- Born: February 10, 1932 Carson Lake, Minnesota, U.S.
- Died: January 28, 2017 (aged 84) Shoreview, Minnesota, U.S.
- Education: D.D.S. from Marquette University
- Occupations: Dentist, Politician
- Known for: Service in the Minnesota Senate and State Departments

= Anthony J. Perpich =

American dentist and politician

Anthony J. "A. J." Perpich (February 10, 1932 - January 28, 2017) was an American dentist and politician.
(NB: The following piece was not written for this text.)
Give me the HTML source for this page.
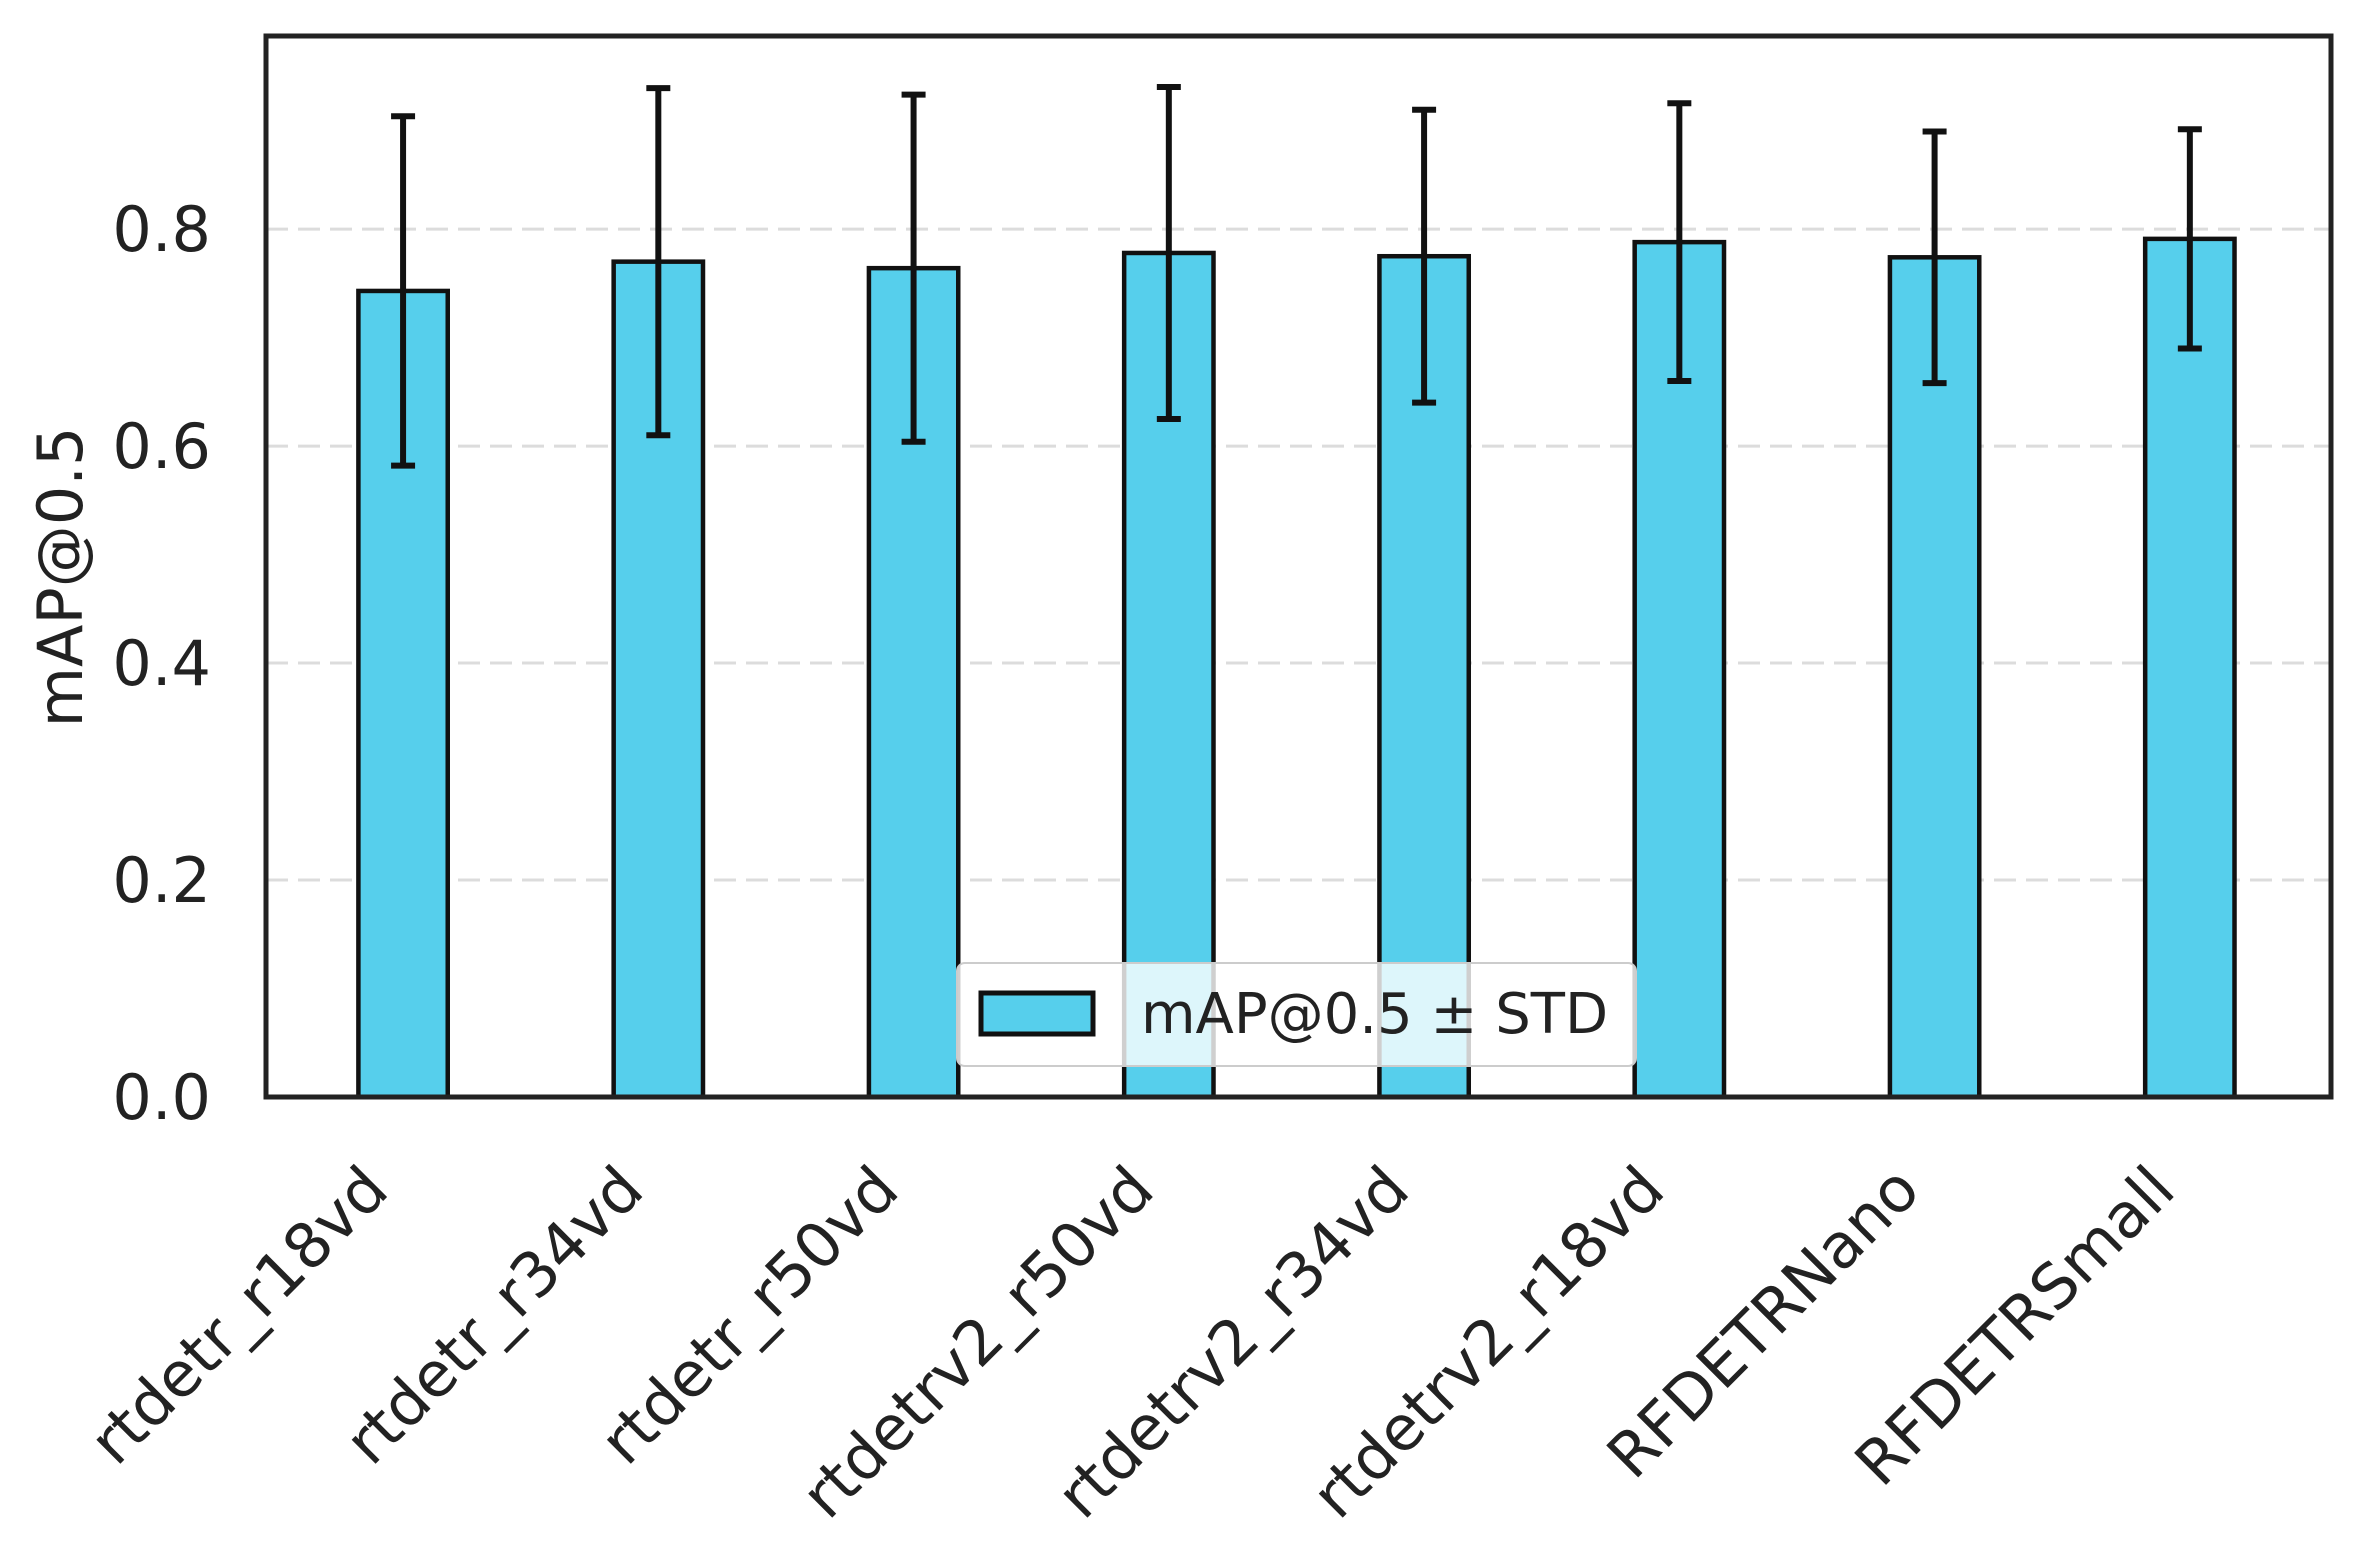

Born in Carson Lake, Minnesota, Perpich graduated from Hibbing High School in 1949. He served in the United States Air Force. In 1951, Perpich graduated from Hibbing Community College. Then in 1955, Perpich received his degree in dentistry from Marquette University. He was a dentist in Eveleth, Minnesota. From 1967 to 1976, Perpich served in the Minnesota Senate and was a Democrat. He also served as a commissioner in the Minnesota Department of Energy and Economic Development and in the Minnesota Department of Public Service. His brothers George F. Perpich and Rudy Perpich also served in the Minnesota Senate. His brother Joseph Perpich is married to Cathy Sulzberger, daughter of Arthur Ochs Sulzberger. Perpich died at his home in Shoreview, Minnesota.